投稿者:カツヲうどんさん 投稿日:2001/10/12 18:20:23

 この作品の物語は、当初もっと陰惨な内容であったという。それをチョ・ジンギュ監督は大幅に書き変えた上で、「家族」というコンセプトをヒロインとその部下の関係に当てはめてゆくことで、登場人物たちの個別化と関係性を明確にすることに成功している。

 B級ではあるが、『新羅の月夜』のような伝統的な韓国のコメディーとは少し毛色の変わった作品に仕上がった。

 ヤクザと小市民の常識のズレから起こる笑いに徹した制御された演出は、最近の韓国映画の中でも新鮮に映り、日本人の感覚にも非常に判りやすいものとなっている。そういう意味では、実はチョ監督の作家性が見え隠れする作品なのだが、くだらない事は思いっきりくだらなく、アクション・シーンは思いっきり派手にと、職人的な割り切りで作られており、よい意味での「プログラム・ピクチャー」感覚がヒットの大きな要因になっているのではないかと思う。

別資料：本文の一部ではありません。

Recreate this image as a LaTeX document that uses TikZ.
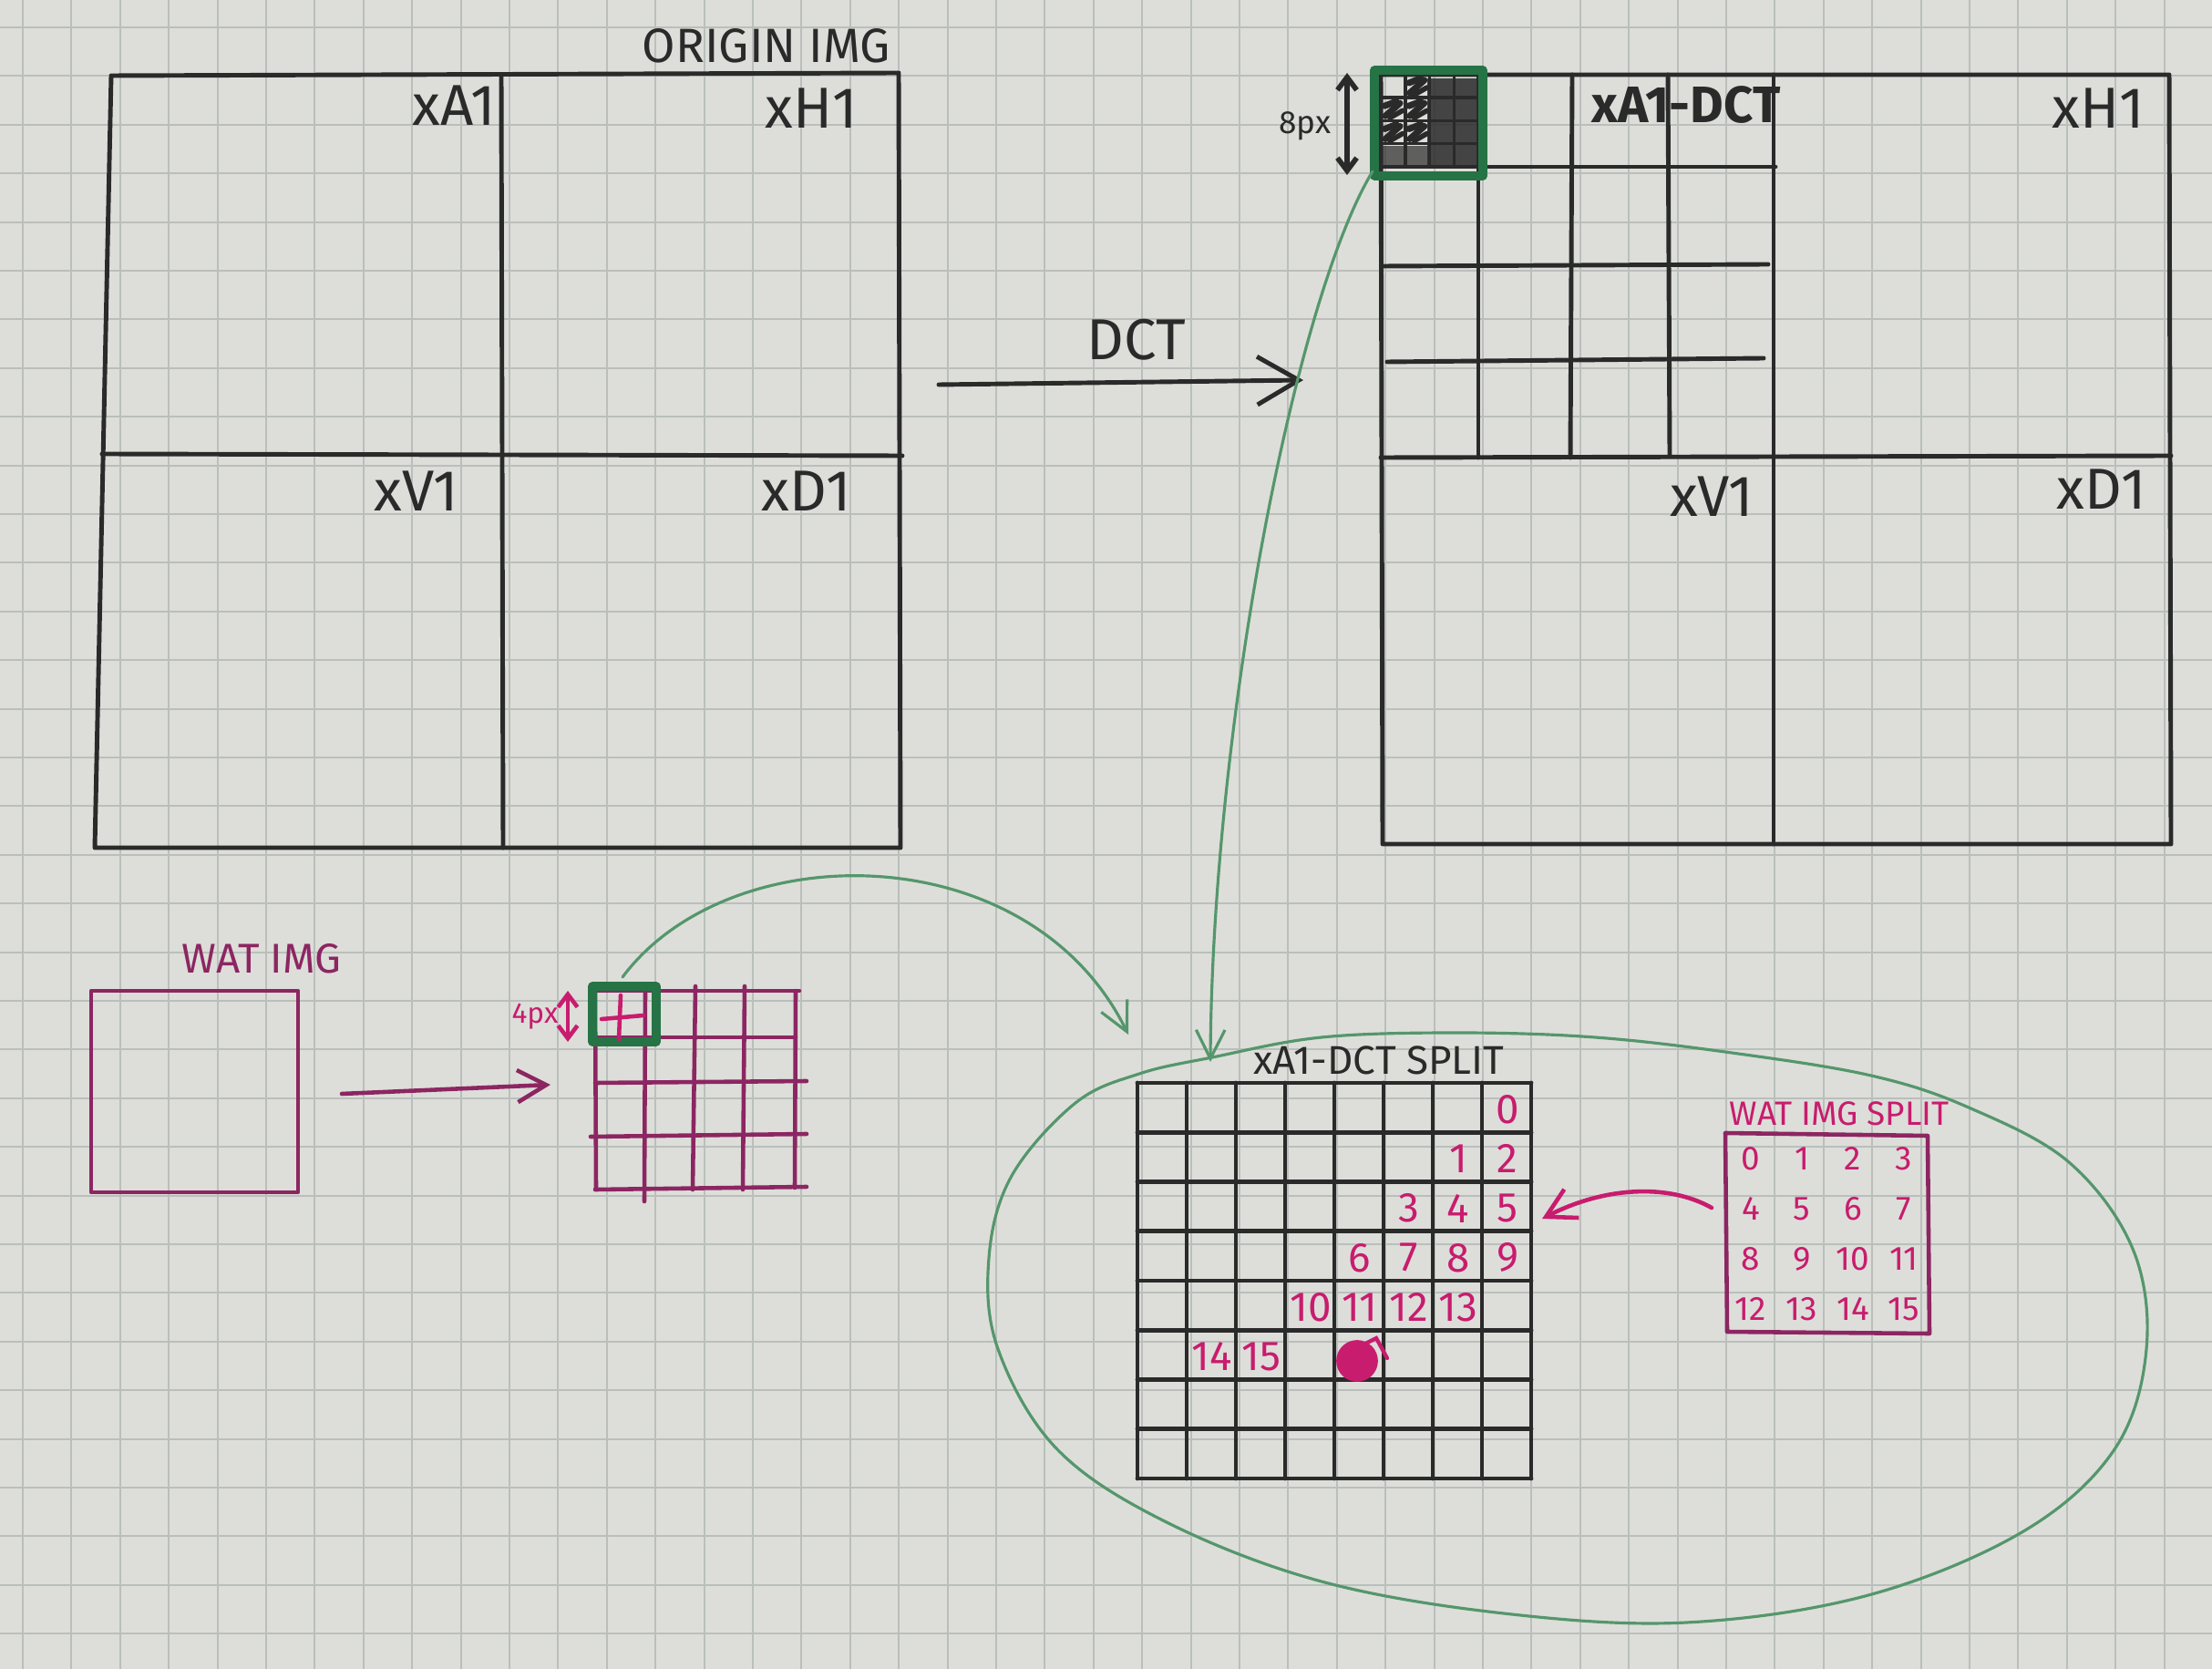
\documentclass[tikz,border=0pt]{standalone}
\usepackage{fontspec}
\setmainfont{Fira Sans}
\usetikzlibrary{arrows.meta}
\definecolor{paper}{RGB}{221,222,217}
\definecolor{gridc}{RGB}{186,191,187}
\definecolor{inkc}{RGB}{42,42,42}
\definecolor{pinkn}{RGB}{200,28,110}
\definecolor{purp}{RGB}{140,38,98}
\definecolor{gbox}{RGB}{38,115,70}
\definecolor{gthin}{RGB}{85,150,108}
\newcommand\myfs[1]{\fontsize{#1}{#1}\selectfont}
\begin{document}
\begin{tikzpicture}[x=0.01cm,y=-0.01cm,
  ink/.style={draw=inkc,line width=1.4pt,line cap=round,line join=round},
  wline/.style={draw=purp,line width=1.3pt,line cap=round,line join=round},
  gboxs/.style={draw=gbox,line width=2.6pt,line join=round},
  gcurve/.style={draw=gthin,line width=0.9pt,line cap=round},
  lab/.style={text=inkc,inner sep=0pt,font=\myfs{18}},
  num/.style={text=pinkn,inner sep=0pt,font=\myfs{13}},
  snum/.style={text=pinkn,inner sep=0pt,font=\myfs{10.5}},
  bigbarb/.style={-{Straight Barb[length=13pt,width=15pt,line width=1.4pt]}},
  gbarb/.style={-{Straight Barb[length=9pt,width=9pt,line width=0.9pt]}},
  pbarb/.style={-{Straight Barb[length=9pt,width=10pt,line width=1.3pt]}},
  dbl/.style={{Straight Barb[length=4pt,width=6pt]}-{Straight Barb[length=4pt,width=6pt]}}
]
% paper
\fill[paper] (0,0) rectangle (2427,1831);
\useasboundingbox (0,0) rectangle (2427,1831);
\foreach \i in {0,...,45} \draw[gridc,line width=0.6pt] ({25+53.4*\i},0) -- ({25+53.4*\i},1831);
\foreach \j in {0,...,34} \draw[gridc,line width=0.6pt] (0,{30+53.4*\j}) -- (2427,{30+53.4*\j});

% ---------- ORIGIN IMG ----------
\draw[ink] (122,83) -- (986,80) -- (988,930) -- (104,930) -- cycle;
\draw[ink] (550,82) -- (552,930);
\draw[ink] (112,498) -- (990,500);
\node[lab,font=\myfs{15}] (oimg) at (841,50) {ORIGIN IMG};
\node[lab] (oA1) at (498,116) {xA1};
\node[lab] (oH1) at (890,119) {xH1};
\node[lab] (oV1) at (457,539) {xV1};
\node[lab] (oD1) at (885,539) {xD1};

% ---------- DCT arrow ----------
\coordinate (dctS) at (1030,422);
\coordinate (dctE) at (1430,417);
\draw[ink,bigbarb] (dctS) -- (dctE);
\node[lab] (dct) at (1247,373) {DCT};

% ---------- xA1-DCT image ----------
\draw[ink] (1515,82) -- (2380,82) -- (2382,926) -- (1517,926) -- cycle;
\draw[ink] (1946,82) -- (1946,926);
\draw[ink] (1515,502) -- (2382,500);
\draw[ink] (1515,183) -- (1948,183);
\draw[ink] (1517,292) -- (1940,290);
\draw[ink] (1522,397) -- (1935,393);
\draw[ink] (1622,82) -- (1622,502);
\draw[ink] (1725,82) -- (1723,502);
\draw[ink] (1830,82) -- (1832,500);
% mini 4x4 grid, scribbled
\foreach \k in {1,2,3} {
  \draw[inkc,line width=1pt] ({1515+26.75*\k},82) -- ({1515+26.75*\k},183);
  \draw[inkc,line width=1pt] (1515,{82+25.25*\k}) -- (1622,{82+25.25*\k});
}
\fill[inkc,opacity=0.85] (1566,86) rectangle (1621,182);
\fill[inkc,opacity=0.7] (1516,160) rectangle (1568,182);
\foreach \c/\r in {1/0,0/1,1/1,0/2,1/2} {
  \draw[inkc,line width=2pt,line cap=round] ({1515+26.75*\c+5},{82+25.25*\r+20}) -- ({1515+26.75*\c+21},{82+25.25*\r+6});
  \draw[inkc,line width=2pt,line cap=round] ({1515+26.75*\c+4},{82+25.25*\r+9}) -- ({1515+26.75*\c+17},{82+25.25*\r+4});
  \draw[inkc,line width=1.6pt,line cap=round] ({1515+26.75*\c+10},{82+25.25*\r+22}) -- ({1515+26.75*\c+24},{82+25.25*\r+14});
}
\draw[gboxs] (1508,77) rectangle (1627,193);
\coordinate (miniBL) at (1506,188);
\coordinate (p8t) at (1478,80);
\coordinate (p8b) at (1478,192);
\draw[inkc,line width=1.6pt,dbl] (p8t) -- (p8b);
\node[lab,font=\myfs{10}] (p8) at (1432,138) {8px};
\node[lab,font=\bfseries\myfs{16}] (rA1) at (1850,115) {xA1-DCT};
\node[lab] (rH1) at (2302,119) {xH1};
\node[lab] (rV1) at (1878,545) {xV1};
\node[lab] (rD1) at (2306,537) {xD1};

% ---------- WAT IMG ----------
\draw[wline] (100,1087) rectangle (327,1308);
\node[lab,text=purp,font=\myfs{13}] (wimg) at (287,1052) {WAT IMG};
\coordinate (wS) at (375,1200);
\coordinate (wE) at (604,1190);
\draw[wline,pbarb] (wS) -- (wE);

% WAT 4x4 grid
\draw[wline] (653,1087) -- (877,1087);
\draw[wline] (653,1138) -- (873,1138);
\draw[wline] (653,1188) -- (885,1186);
\draw[wline] (648,1247) -- (885,1244);
\draw[wline] (653,1305) -- (885,1302);
\draw[wline] (653,1087) -- (654,1305);
\draw[wline] (708,1087) -- (707,1318);
\draw[wline] (763,1082) -- (760,1305);
\draw[wline] (817,1082) -- (815,1305);
\draw[wline] (873,1087) -- (872,1303);
\draw[gboxs] (650,1082) rectangle (720,1143);
\draw[pinkn,line width=1.3pt,line cap=round] (660,1118) -- (706,1114);
\draw[pinkn,line width=1.3pt,line cap=round] (681,1092) -- (679,1140);
\coordinate (p4t) at (623,1087);
\coordinate (p4b) at (623,1143);
\draw[pinkn,line width=1.3pt,dbl] (p4t) -- (p4b);
\node[lab,text=pinkn,font=\myfs{9}] (p4) at (587,1115) {4px};
\coordinate (wboxTop) at (683,1072);

% ---------- split grid ----------
\foreach \k in {0,...,8} {
  \draw[ink] ({1248+54*\k},1188) -- ({1248+54*\k},1622);
  \draw[ink] (1248,{1188+54.25*\k}) -- (1680,{1188+54.25*\k});
}
\node[lab,font=\myfs{12.5}] (splab) at (1513,1163) {xA1-DCT SPLIT};
\foreach \c/\r/\t in {7/0/0,6/1/1,7/1/2,5/2/3,6/2/4,7/2/5,4/3/6,5/3/7,6/3/8,7/3/9,3/4/10,4/4/11,5/4/12,6/4/13,1/5/14,2/5/15}
  \node[num] (n\t) at ({1276+54*\c},{1217+54.25*\r}) {\t};
\fill[pinkn] (1489,1493) circle[radius=6.5pt];
\draw[pinkn,line width=1.2pt,line cap=round] (1498,1474) -- (1510,1468) -- (1522,1490);

% ---------- WAT IMG SPLIT ----------
\draw[wline] (1893,1243) -- (2115,1246) -- (2117,1463) -- (1895,1461) -- cycle;
\node[lab,text=pinkn,font=\myfs{10.5}] (wslab) at (2018,1222) {WAT IMG SPLIT};
\foreach \c in {0,...,3} \foreach \r in {0,...,3} {
  \pgfmathtruncatemacro\v{4*\r+\c}
  \node[snum] (s\v) at ({1921+56*\c},{1271+55*\r}) {\v};
}
\coordinate (pS) at (1878,1325);
\coordinate (pE) at (1692,1337);
\draw[pinkn,line width=1.3pt,line cap=round,pbarb] (pS) .. controls (1830,1298) and (1760,1302) .. (pE);

% ---------- green connectors ----------
\coordinate (gArr1) at (1238,1135);
\draw[gcurve,gbarb] (wboxTop) .. controls (800,915) and (1130,915) .. (gArr1);
\coordinate (gArr2) at (1328,1165);
\draw[gcurve,gbarb] (miniBL) .. controls (1420,330) and (1330,800) .. (gArr2);
% green loop
\draw[gcurve] plot[smooth cycle,tension=0.6] coordinates {
 (1330,1160) (1450,1138) (1600,1133) (1750,1138) (1900,1155) (2053,1180) (2160,1215)
 (2270,1275) (2340,1370) (2355,1480) (2320,1590) (2220,1680) (2050,1750) (1850,1780)
 (1650,1770) (1450,1735) (1280,1670) (1160,1590) (1095,1480) (1085,1380) (1110,1290)
 (1180,1210) (1250,1178)};
\end{tikzpicture}
\end{document}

 ヒロインを演じる、シン・ウンギョンは演技的にはまだまだであるが、絶対に笑わない、社会常識に著しく欠如した武闘派暴力娘を熱演しており、「ズレ」の笑いに大きく貢献している。また、彼女を補佐する若頭役のシム・ウォンチョルも好演だ。

 ラスト・シーンはある仕掛けが施してあり、韓国の観客には大受けであった。

 単なるキワモノB級映画とは片付けないで、チョ・ジンギュ監督の作家としての工夫を読み取ってほしい好編である。